What this task involves:
Every line of the listing must be reproduced as it stands. Leave the images behind.
+ + +
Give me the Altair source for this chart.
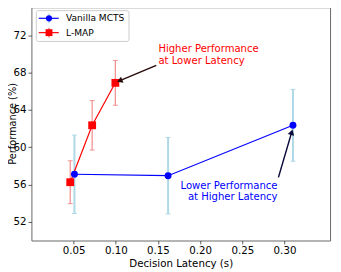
import altair as alt
import pandas as pd

series = ["Vanilla MCTS", "L-MAP"]
mcts_latency = [0.051, 0.162, 0.31]
mcts_perf = [57.1, 56.95, 62.35]
mcts_err = [4.2, 4.1, 3.85]
lmap_latency = [0.046, 0.072, 0.0995]
lmap_perf = [56.25, 62.35, 66.9]
lmap_err = [2.3, 2.65, 2.4]
x_ticks = [0.05, 0.10, 0.15, 0.20, 0.25, 0.30]
y_ticks = [52, 56, 60, 64, 68, 72]

FONT = "DejaVu Sans"
mcts = pd.DataFrame({"lat": mcts_latency, "perf": mcts_perf, "err": mcts_err})
mcts["lo"] = mcts.perf - mcts.err
mcts["hi"] = mcts.perf + mcts.err
lmap = pd.DataFrame({"lat": lmap_latency, "perf": lmap_perf, "err": lmap_err})
lmap["lo"] = lmap.perf - lmap.err
lmap["hi"] = lmap.perf + lmap.err

xs = alt.Scale(domain=[0, 0.354], nice=False, zero=False)
ys = alt.Scale(domain=[50, 75], nice=False, zero=False)
X = alt.X("lat:Q", scale=xs, title="Decision Latency (s)",
          axis=alt.Axis(values=x_ticks, format=".2f"))
Y = alt.Y("perf:Q", scale=ys, title="Performance (%)",
          axis=alt.Axis(values=y_ticks, titleX=-16, titleY=119, titleAngle=270,
                        titleBaseline="alphabetic", titleAlign="center", titleFontSize=10))

def errbars(df, color, width, op):
    base = alt.Chart(df)
    bar = base.mark_rule(color=color, strokeWidth=width, opacity=op).encode(
        x=alt.X("lat:Q", scale=xs), y=alt.Y("lo:Q", scale=ys), y2="hi:Q")
    cap_hi = base.mark_tick(color=color, thickness=1, size=5, orient="horizontal", opacity=op).encode(
        x=alt.X("lat:Q", scale=xs), y=alt.Y("hi:Q", scale=ys))
    cap_lo = base.mark_tick(color=color, thickness=1, size=5, orient="horizontal", opacity=op).encode(
        x=alt.X("lat:Q", scale=xs), y=alt.Y("lo:Q", scale=ys))
    return [bar, cap_hi, cap_lo]

layers = []
layers += errbars(lmap, "#f08080", 1.3, 0.85)
layers += errbars(mcts, "#add8e6", 2, 1)

red_line = alt.Chart(lmap).mark_line(color="#ff0000", strokeWidth=1.2).encode(x=X, y=Y)
blue_line = alt.Chart(mcts).mark_line(color="#0000ff", strokeWidth=1.2).encode(x=X, y=Y)
red_pts = alt.Chart(lmap).mark_point(shape="square", filled=True, color="#ff0000", size=64, opacity=1).encode(x=X, y=Y)
blue_pts = alt.Chart(mcts).mark_point(shape="circle", filled=True, color="#0000ff", size=50, opacity=1).encode(x=X, y=Y)
layers += [red_line, blue_line, red_pts, blue_pts]

# annotations
one = pd.DataFrame({"a": [0]})
def txt(s, x, y, color, align):
    return alt.Chart(one).mark_text(text=s, color=color, font=FONT, fontSize=10.3,
                                    align=align, baseline="middle").encode(
        x=alt.datum(x, scale=xs), y=alt.datum(y, scale=ys))

def arrow(x1, y1, x2, y2, hx, hy, ang, color):
    line = alt.Chart(one).mark_rule(color=color, strokeWidth=1.5).encode(
        x=alt.datum(x1, scale=xs), y=alt.datum(y1, scale=ys),
        x2=alt.datum(x2), y2=alt.datum(y2))
    head = alt.Chart(one).mark_point(shape="triangle", filled=True, color=color,
                                     size=45, angle=ang, opacity=1).encode(
        x=alt.datum(hx, scale=xs), y=alt.datum(hy, scale=ys))
    return [line, head]

layers += [txt("Higher Performance", 0.1505, 70.53, "#ff0000", "left"),
           txt("at Lower Latency", 0.1505, 69.25, "#ff0000", "left"),
           txt("Lower Performance", 0.2917, 55.86, "#0000ff", "right"),
           txt("at Higher Latency", 0.2917, 54.63, "#0000ff", "right")]
layers += arrow(0.148, 68.77, 0.1056, 67.16, 0.1056, 67.16, 247.5, "#2a0a0a")
layers += arrow(0.2928, 56.77, 0.3082, 61.51, 0.3082, 61.51, 16.4, "#0a0a3a")

# legend
box = alt.Chart(one).mark_rect(fill="white", stroke="#cccccc", strokeWidth=1, cornerRadius=2).encode(
    x=alt.value(5), x2=alt.value(100), y=alt.value(3.5), y2=alt.value(35))
layers.append(box)
leg_colors = [("#0000ff", "#add8e6", "circle", 40), ("#ff0000", "#f08080", "square", 50)]
for i, name in enumerate(series):
    yy = 11.3 + i * 14.7
    c, ec, shp, sz = leg_colors[i]
    layers.append(alt.Chart(one).mark_rule(color=ec, strokeWidth=1.5).encode(
        x=alt.value(18), y=alt.value(yy - 5), y2=alt.value(yy + 5)))
    layers.append(alt.Chart(one).mark_rule(color=c, strokeWidth=1.2).encode(
        x=alt.value(7.5), x2=alt.value(28), y=alt.value(yy)))
    layers.append(alt.Chart(one).mark_point(shape=shp, filled=True, color=c, size=sz, opacity=1).encode(
        x=alt.value(18), y=alt.value(yy)))
    layers.append(alt.Chart(one).mark_text(text=name, font=FONT, fontSize=9.3, color="black",
                                           align="left", baseline="middle").encode(
        x=alt.value(35.5), y=alt.value(yy)))

chart = alt.layer(*layers).properties(
    width=306, height=239,
    autosize=alt.AutoSizeParams(type="none"),
    padding={"left": 24, "top": -4, "right": 3, "bottom": 29},
).configure_view(stroke="#666666", strokeWidth=1).configure_axis(
    grid=False, domain=False, tickColor="#333333", tickSize=3.5, tickWidth=0.8,
    labelFont=FONT, labelFontSize=10.5, labelColor="black", labelPadding=2,
    titleFont=FONT, titleFontSize=10.5, titleFontWeight="normal", titleColor="black",
    titlePadding=3,
)

chart.save("out.html", embed_options={"renderer": "svg", "actions": False})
+ + +
Reply to the exercise:
Give me the Altair source for this chart.
import altair as alt
import pandas as pd

series = ["Vanilla MCTS", "L-MAP"]
mcts_latency = [0.051, 0.162, 0.31]
mcts_perf = [57.1, 56.95, 62.35]
mcts_err = [4.2, 4.1, 3.85]
lmap_latency = [0.046, 0.072, 0.0995]
lmap_perf = [56.25, 62.35, 66.9]
lmap_err = [2.3, 2.65, 2.4]
x_ticks = [0.05, 0.10, 0.15, 0.20, 0.25, 0.30]
y_ticks = [52, 56, 60, 64, 68, 72]

FONT = "DejaVu Sans"
mcts = pd.DataFrame({"lat": mcts_latency, "perf": mcts_perf, "err": mcts_err})
mcts["lo"] = mcts.perf - mcts.err
mcts["hi"] = mcts.perf + mcts.err
lmap = pd.DataFrame({"lat": lmap_latency, "perf": lmap_perf, "err": lmap_err})
lmap["lo"] = lmap.perf - lmap.err
lmap["hi"] = lmap.perf + lmap.err

xs = alt.Scale(domain=[0, 0.354], nice=False, zero=False)
ys = alt.Scale(domain=[50, 75], nice=False, zero=False)
X = alt.X("lat:Q", scale=xs, title="Decision Latency (s)",
          axis=alt.Axis(values=x_ticks, format=".2f"))
Y = alt.Y("perf:Q", scale=ys, title="Performance (%)",
          axis=alt.Axis(values=y_ticks, titleX=-16, titleY=119, titleAngle=270,
                        titleBaseline="alphabetic", titleAlign="center", titleFontSize=10))

def errbars(df, color, width, op):
    base = alt.Chart(df)
    bar = base.mark_rule(color=color, strokeWidth=width, opacity=op).encode(
        x=alt.X("lat:Q", scale=xs), y=alt.Y("lo:Q", scale=ys), y2="hi:Q")
    cap_hi = base.mark_tick(color=color, thickness=1, size=5, orient="horizontal", opacity=op).encode(
        x=alt.X("lat:Q", scale=xs), y=alt.Y("hi:Q", scale=ys))
    cap_lo = base.mark_tick(color=color, thickness=1, size=5, orient="horizontal", opacity=op).encode(
        x=alt.X("lat:Q", scale=xs), y=alt.Y("lo:Q", scale=ys))
    return [bar, cap_hi, cap_lo]

layers = []
layers += errbars(lmap, "#f08080", 1.3, 0.85)
layers += errbars(mcts, "#add8e6", 2, 1)

red_line = alt.Chart(lmap).mark_line(color="#ff0000", strokeWidth=1.2).encode(x=X, y=Y)
blue_line = alt.Chart(mcts).mark_line(color="#0000ff", strokeWidth=1.2).encode(x=X, y=Y)
red_pts = alt.Chart(lmap).mark_point(shape="square", filled=True, color="#ff0000", size=64, opacity=1).encode(x=X, y=Y)
blue_pts = alt.Chart(mcts).mark_point(shape="circle", filled=True, color="#0000ff", size=50, opacity=1).encode(x=X, y=Y)
layers += [red_line, blue_line, red_pts, blue_pts]

# annotations
one = pd.DataFrame({"a": [0]})
def txt(s, x, y, color, align):
    return alt.Chart(one).mark_text(text=s, color=color, font=FONT, fontSize=10.3,
                                    align=align, baseline="middle").encode(
        x=alt.datum(x, scale=xs), y=alt.datum(y, scale=ys))

def arrow(x1, y1, x2, y2, hx, hy, ang, color):
    line = alt.Chart(one).mark_rule(color=color, strokeWidth=1.5).encode(
        x=alt.datum(x1, scale=xs), y=alt.datum(y1, scale=ys),
        x2=alt.datum(x2), y2=alt.datum(y2))
    head = alt.Chart(one).mark_point(shape="triangle", filled=True, color=color,
                                     size=45, angle=ang, opacity=1).encode(
        x=alt.datum(hx, scale=xs), y=alt.datum(hy, scale=ys))
    return [line, head]

layers += [txt("Higher Performance", 0.1505, 70.53, "#ff0000", "left"),
           txt("at Lower Latency", 0.1505, 69.25, "#ff0000", "left"),
           txt("Lower Performance", 0.2917, 55.86, "#0000ff", "right"),
           txt("at Higher Latency", 0.2917, 54.63, "#0000ff", "right")]
layers += arrow(0.148, 68.77, 0.1056, 67.16, 0.1056, 67.16, 247.5, "#2a0a0a")
layers += arrow(0.2928, 56.77, 0.3082, 61.51, 0.3082, 61.51, 16.4, "#0a0a3a")

# legend
box = alt.Chart(one).mark_rect(fill="white", stroke="#cccccc", strokeWidth=1, cornerRadius=2).encode(
    x=alt.value(5), x2=alt.value(100), y=alt.value(3.5), y2=alt.value(35))
layers.append(box)
leg_colors = [("#0000ff", "#add8e6", "circle", 40), ("#ff0000", "#f08080", "square", 50)]
for i, name in enumerate(series):
    yy = 11.3 + i * 14.7
    c, ec, shp, sz = leg_colors[i]
    layers.append(alt.Chart(one).mark_rule(color=ec, strokeWidth=1.5).encode(
        x=alt.value(18), y=alt.value(yy - 5), y2=alt.value(yy + 5)))
    layers.append(alt.Chart(one).mark_rule(color=c, strokeWidth=1.2).encode(
        x=alt.value(7.5), x2=alt.value(28), y=alt.value(yy)))
    layers.append(alt.Chart(one).mark_point(shape=shp, filled=True, color=c, size=sz, opacity=1).encode(
        x=alt.value(18), y=alt.value(yy)))
    layers.append(alt.Chart(one).mark_text(text=name, font=FONT, fontSize=9.3, color="black",
                                           align="left", baseline="middle").encode(
        x=alt.value(35.5), y=alt.value(yy)))

chart = alt.layer(*layers).properties(
    width=306, height=239,
    autosize=alt.AutoSizeParams(type="none"),
    padding={"left": 24, "top": -4, "right": 3, "bottom": 29},
).configure_view(stroke="#666666", strokeWidth=1).configure_axis(
    grid=False, domain=False, tickColor="#333333", tickSize=3.5, tickWidth=0.8,
    labelFont=FONT, labelFontSize=10.5, labelColor="black", labelPadding=2,
    titleFont=FONT, titleFontSize=10.5, titleFontWeight="normal", titleColor="black",
    titlePadding=3,
)

chart.save("out.html", embed_options={"renderer": "svg", "actions": False})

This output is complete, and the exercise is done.